Immunocytochemistry for oxidized phospholipids provided further insights into the mechanisms of tissue injury in multiple sclerosis lesions. Besides the presence of oxidized phospholipids in oligodendrocytes and myelin, we also found a highly selective and profound expression of these neo-epitopes within degenerating axons and neurons. Accumulation of oxidized phospholipids in dystrophic axons may accumulate at sites of disturbed axonal transport. Alternatively, they may indicate radical-mediated damage as an initial change in axonal demise. We think that the second possibility is more likely. The half-life of oxidized lipids in a cell is estimated by minutes or few hours only (
Keller and Matson, 1998). Furthermore, only a small fraction of amyloid precursor protein reactive dystrophic axons were also stained for oxidized phospholipids and they were concentrated at sites of initial lesions. In contrast, abundant amyloid precursor protein reactive axonal spheroids, which are present in the centre of the lesions, were devoid of immunoreactivity for oxidized phospholipids. This suggests that for the first time it is possible to directly visualize acute injury of axons, neuronal cell bodies or the fragmentation of their dendrites as a direct consequence of radical-mediated injury.

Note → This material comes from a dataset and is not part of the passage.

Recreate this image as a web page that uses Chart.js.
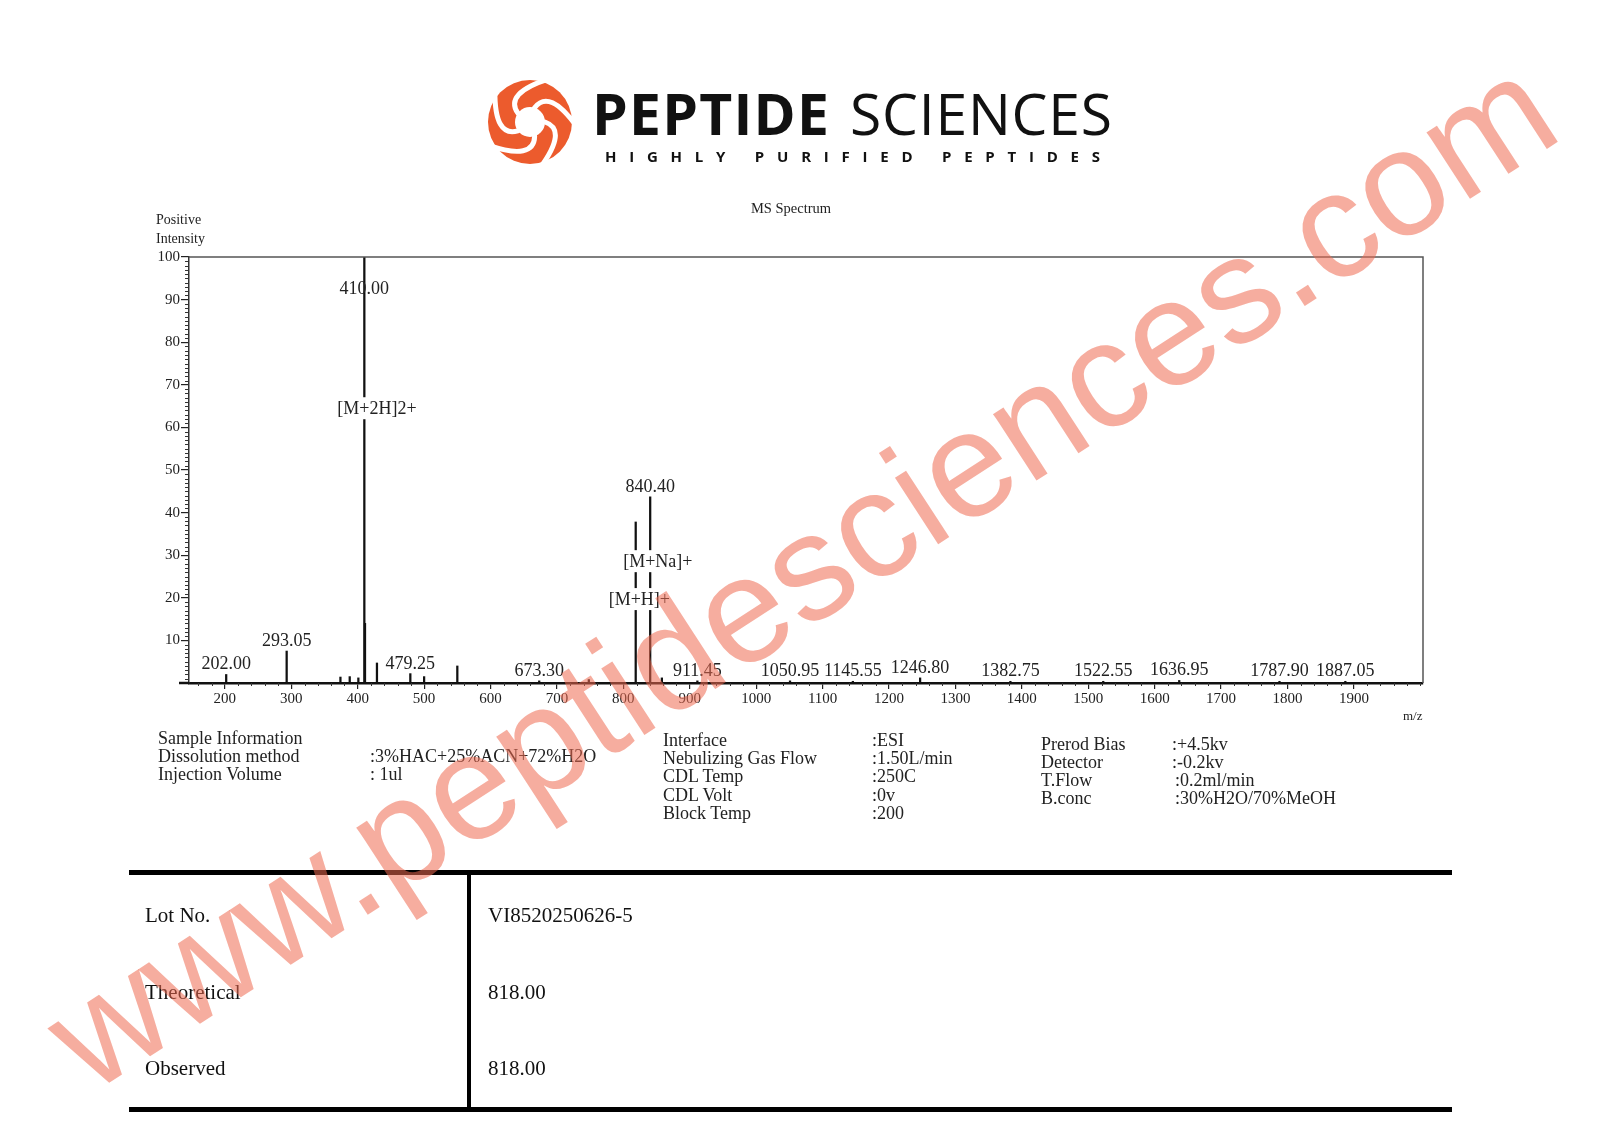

Oxidized phospholipids were also present in astrocytes in active multiple sclerosis lesions. In contrast to oligodendrocytes and neurons, these cells, however, do not degenerate but appear to be capable of sequestering damaged cytoplasmic components into (autophagic) vacuoles. However, it has been shown before that astrocytes, too, show signs of injury, mainly reflected by retraction of their cell processes and altered expression of molecules, related to the formation of the glia limitans (
Parrat and Prineas, 2010;
Sharma et al., 2010).
It was interesting to note that different cell types within the multiple sclerosis lesions differentially accumulated MDA and oxidized phospholipids. While both types of oxidized lipid epitopes were seen in myelin and oligodendrocytes, axons and neurons exclusively accumulated oxidized phospholipids. One possible explanation could be that the cellular content of phosphatidylcholine, rich in polyunsaturated fatty acids, is higher in the grey matter compared with the white matter (
Svennerholm, 1968), suggesting that such fatty acids are preferentially present in neurons and axons.
In summary, our study provides evidence for an important role of oxidative damage in the pathogenesis of demyelination and neurodegeneration in multiple sclerosis lesions, which may act in addition to, or in cooperation with nitric oxide radicals, as described previously (
Bagasra et al., 1995;
Zeis et al., 2009). It further shows—for the first time—that the analysis of oxidized lipid epitopes in multiple sclerosis lesions allows identification of acute damage of oligodendrocytes, axons and neurons at different stages of lesion formation. Our data also suggest that oxidative damage is in part related to inflammation, that it affects different cellular components of the CNS, but that myelin, oligodendrocytes, neurons and axons may be more sensitive to oxidative damage than astrocytes.